Today, for about $25, I can have close to a lifetime supply of oil designed specifically for cleaning muzzleloaders delivered right to my door, I just don't see the need to mix and test my own.
 
Good morning,
Not too long ago I read on a gun manufacturers website that prior to cleaning one of their rifles you should put a coat of wax on the stock. Then after cleaning and oiling is completed, buff out the wax. They also specified to muse Type F tranny fluid for oil as it has a paraffin base and will not hurt the stock finish. My questions are:
  • Does anyone do the wax on stock procedure when cleaning?
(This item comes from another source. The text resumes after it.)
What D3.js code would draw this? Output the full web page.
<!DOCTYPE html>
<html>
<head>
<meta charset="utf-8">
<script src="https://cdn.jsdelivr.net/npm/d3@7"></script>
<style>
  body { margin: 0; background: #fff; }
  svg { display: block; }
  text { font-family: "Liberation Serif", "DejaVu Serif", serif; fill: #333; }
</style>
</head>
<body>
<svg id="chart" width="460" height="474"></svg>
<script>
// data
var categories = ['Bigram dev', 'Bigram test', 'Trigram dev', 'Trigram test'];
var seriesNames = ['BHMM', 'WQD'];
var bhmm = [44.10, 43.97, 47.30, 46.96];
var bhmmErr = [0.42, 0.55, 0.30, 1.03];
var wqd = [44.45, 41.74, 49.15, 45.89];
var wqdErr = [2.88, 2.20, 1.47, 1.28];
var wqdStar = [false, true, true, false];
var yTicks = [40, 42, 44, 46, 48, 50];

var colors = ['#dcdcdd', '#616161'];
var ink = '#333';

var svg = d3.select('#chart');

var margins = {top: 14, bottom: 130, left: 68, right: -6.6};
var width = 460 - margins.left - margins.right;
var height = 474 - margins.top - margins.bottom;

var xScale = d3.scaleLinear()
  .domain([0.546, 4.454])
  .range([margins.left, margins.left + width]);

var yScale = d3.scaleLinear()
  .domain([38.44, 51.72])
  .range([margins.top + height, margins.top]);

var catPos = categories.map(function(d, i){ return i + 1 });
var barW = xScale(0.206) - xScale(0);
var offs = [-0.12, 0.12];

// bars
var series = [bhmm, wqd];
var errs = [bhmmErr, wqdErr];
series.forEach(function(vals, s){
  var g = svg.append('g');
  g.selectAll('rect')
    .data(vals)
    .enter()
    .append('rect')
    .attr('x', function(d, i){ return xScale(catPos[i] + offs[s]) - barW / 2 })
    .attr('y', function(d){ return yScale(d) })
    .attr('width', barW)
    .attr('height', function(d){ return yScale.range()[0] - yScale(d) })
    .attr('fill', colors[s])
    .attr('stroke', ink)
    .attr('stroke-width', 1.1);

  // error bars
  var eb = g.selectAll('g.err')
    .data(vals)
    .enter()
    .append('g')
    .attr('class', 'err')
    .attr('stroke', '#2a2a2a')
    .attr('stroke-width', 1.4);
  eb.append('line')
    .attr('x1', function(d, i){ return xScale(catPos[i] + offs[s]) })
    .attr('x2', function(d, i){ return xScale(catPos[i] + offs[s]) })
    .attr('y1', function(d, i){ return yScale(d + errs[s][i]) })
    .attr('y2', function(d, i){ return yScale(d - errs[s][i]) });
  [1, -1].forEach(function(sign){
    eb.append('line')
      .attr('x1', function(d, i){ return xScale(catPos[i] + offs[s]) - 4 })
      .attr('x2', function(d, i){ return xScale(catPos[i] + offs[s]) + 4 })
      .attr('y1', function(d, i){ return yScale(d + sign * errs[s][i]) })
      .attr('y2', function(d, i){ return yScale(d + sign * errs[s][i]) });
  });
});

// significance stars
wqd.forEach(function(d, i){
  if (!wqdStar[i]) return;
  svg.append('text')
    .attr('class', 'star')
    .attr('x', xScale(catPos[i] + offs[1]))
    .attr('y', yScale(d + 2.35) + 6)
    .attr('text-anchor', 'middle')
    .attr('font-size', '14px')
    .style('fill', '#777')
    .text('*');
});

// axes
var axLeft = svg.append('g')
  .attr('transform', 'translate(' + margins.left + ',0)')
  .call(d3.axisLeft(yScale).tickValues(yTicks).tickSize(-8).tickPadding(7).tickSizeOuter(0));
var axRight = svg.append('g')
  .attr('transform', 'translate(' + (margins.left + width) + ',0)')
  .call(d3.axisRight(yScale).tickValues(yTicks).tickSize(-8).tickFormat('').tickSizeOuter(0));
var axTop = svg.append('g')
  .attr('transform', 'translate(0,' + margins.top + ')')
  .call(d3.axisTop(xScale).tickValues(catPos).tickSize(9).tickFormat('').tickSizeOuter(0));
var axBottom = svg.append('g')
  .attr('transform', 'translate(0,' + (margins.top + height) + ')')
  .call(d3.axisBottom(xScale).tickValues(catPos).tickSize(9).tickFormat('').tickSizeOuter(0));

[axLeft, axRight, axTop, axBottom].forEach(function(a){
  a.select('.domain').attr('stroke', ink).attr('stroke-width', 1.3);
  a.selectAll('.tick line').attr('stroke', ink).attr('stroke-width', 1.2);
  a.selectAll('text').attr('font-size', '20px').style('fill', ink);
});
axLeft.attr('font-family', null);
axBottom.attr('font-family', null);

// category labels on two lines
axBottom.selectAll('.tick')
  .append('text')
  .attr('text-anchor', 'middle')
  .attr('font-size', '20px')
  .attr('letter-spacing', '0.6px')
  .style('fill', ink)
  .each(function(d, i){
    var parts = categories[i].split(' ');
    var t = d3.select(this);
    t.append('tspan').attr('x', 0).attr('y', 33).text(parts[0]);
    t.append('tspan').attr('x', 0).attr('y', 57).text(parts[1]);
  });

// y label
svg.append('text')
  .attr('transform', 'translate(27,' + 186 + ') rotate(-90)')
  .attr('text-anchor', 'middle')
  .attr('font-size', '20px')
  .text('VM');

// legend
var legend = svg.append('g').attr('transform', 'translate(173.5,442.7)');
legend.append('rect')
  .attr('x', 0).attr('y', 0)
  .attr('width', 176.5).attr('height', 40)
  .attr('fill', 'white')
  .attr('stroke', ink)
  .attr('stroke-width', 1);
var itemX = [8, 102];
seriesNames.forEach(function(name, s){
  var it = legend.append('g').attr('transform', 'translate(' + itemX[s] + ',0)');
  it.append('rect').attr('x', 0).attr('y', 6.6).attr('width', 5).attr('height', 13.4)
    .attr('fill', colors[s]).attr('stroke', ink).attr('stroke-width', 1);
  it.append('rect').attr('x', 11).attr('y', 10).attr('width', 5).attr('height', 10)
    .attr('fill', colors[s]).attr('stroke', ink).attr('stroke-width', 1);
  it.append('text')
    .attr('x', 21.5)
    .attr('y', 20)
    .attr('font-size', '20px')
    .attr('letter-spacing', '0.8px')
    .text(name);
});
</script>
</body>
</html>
  • Is it necessary or maybe just something proprietary to the type of finish they apply?
  • What type of wax should be used?
  • Does anyone use Type F in lieu of gun oil?
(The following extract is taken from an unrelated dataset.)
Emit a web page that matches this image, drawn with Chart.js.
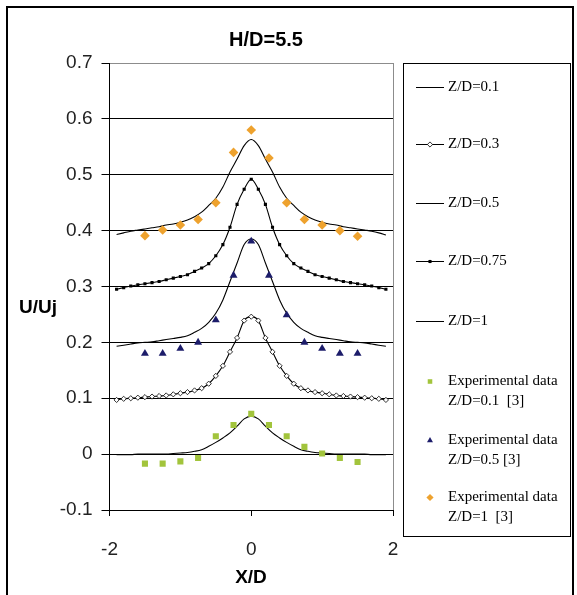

I suppose I can call them and ask them what type of wax they use but wanted to get the opinions of you folks first in case it is something that is not needed.
As always, thanks in advance for any advice.

Stay safe! Off to the quack to get my wrists looked at.
R
Good morning Resolve.
Being as how I was a different kind of shooter for the first 40 years of my life, I guess you learn to do things different. One thing I discovered was, I needed a good gunstock finish. Thank goodness the first one I bought was superb and I have used it on every rifle that I own, unmentionables and mentionables and I even used it on knife Handles that I made out of oak. The dishwasher wouldn't even take the finish off of them. When I get a new muzzleloader, I the first thing I do is treat stock inside and out with, Birchwood Casey Truoil Gun Stock Finish. I've only made two gun stocks, and they were sealed with this stuff. They really have survived quite well.
They shed water In the rain, hot water when cleaning don't bother them, and the finished does not scratch white like some things do. It probably isn't cricket, but neither are the cleaners that I use to clean the bore, I might use the weapons of the 18th century but I live in the 22nd.